Even though the same report was readily available on the Internet, printed copies were in demand Friday afternoon. Some reporters were already waiting for copies of the 445-page report and more arrived as the copy machine started churning in Girmachew’s shop at 317 Pennsylvania Ave. SE.
The first person to get a copy tore out of the Kinko’s without looking back. Refusing to speak to anyone, he jumped into a beat-up blue car and disappeared.
One by one reporters dashed out of Kinko’s, clutching the little brown boxes that contained the report. An hour after the report arrived, 45 copies had been printed in Girmachew’s shop and the Kinko’s on New York Avenue had printed about 40 copies.
Diane DeVore of United Press International waited about two hours for the report, which cost $35 to copy. She said UPI was also monitoring the Internet for the report.
“We’re just covering our bases and I happen to be covering this one,” she said.
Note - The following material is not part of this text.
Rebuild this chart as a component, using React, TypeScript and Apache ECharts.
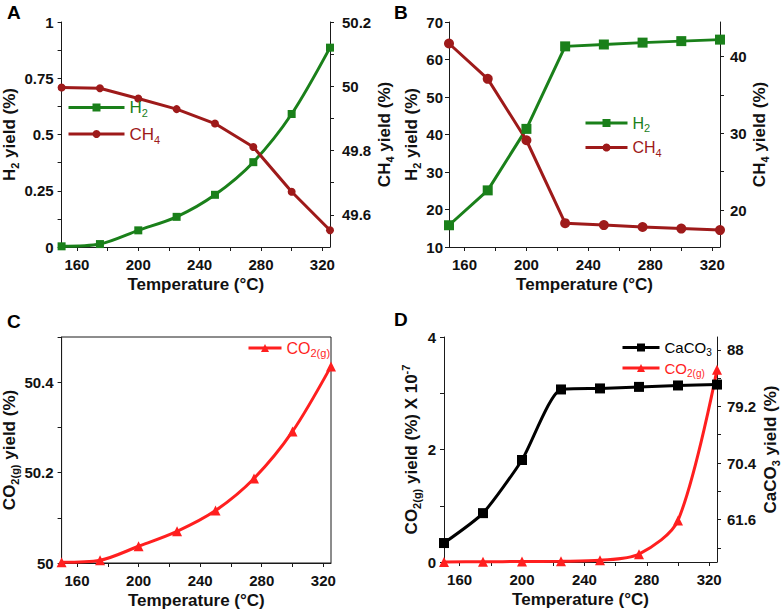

Norman Fu of the China Times waited nearly four hours for his copy because, he said, he is not very proficient with computers.
Fu expected to get the report before it was published on the Internet, which turned out not to be the case. He said that by the time he gets his copy, “the story will be history.”
Kinko’s learned Thursday that it would be getting the Starr report from the congressional press gallery for distribution to press members only.
Laura McCormick, head of public relations for Kinko’s, said the printing chain will sell the report to “any interested customer” at most of its 870 national branches once it has been posted online.
But those looking for just the juicy parts will be disappointed. Kinko’s will not sell the document piece by piece, said McCormick.
Elizabeth Ankney, a housewife from Falls Church, Va., was furious as she waited to get some pictures enlarged at the Capitol Hill Kinko’s.
She called the mob of anxious reporters “inquisitors” and said they represent “the poorest example of what America should be.”
“If I had a job like that I would give it up,” she said.
An hour after the report arrived, the copy room at the Capitol Hill Kinko’s had pretty much cleared out. Associate Manager Anita Peterson seemed a lot calmer than she had been a few minutes earlier.
“OK, we’re ahead of the game,” she said. “Let’s keep running.”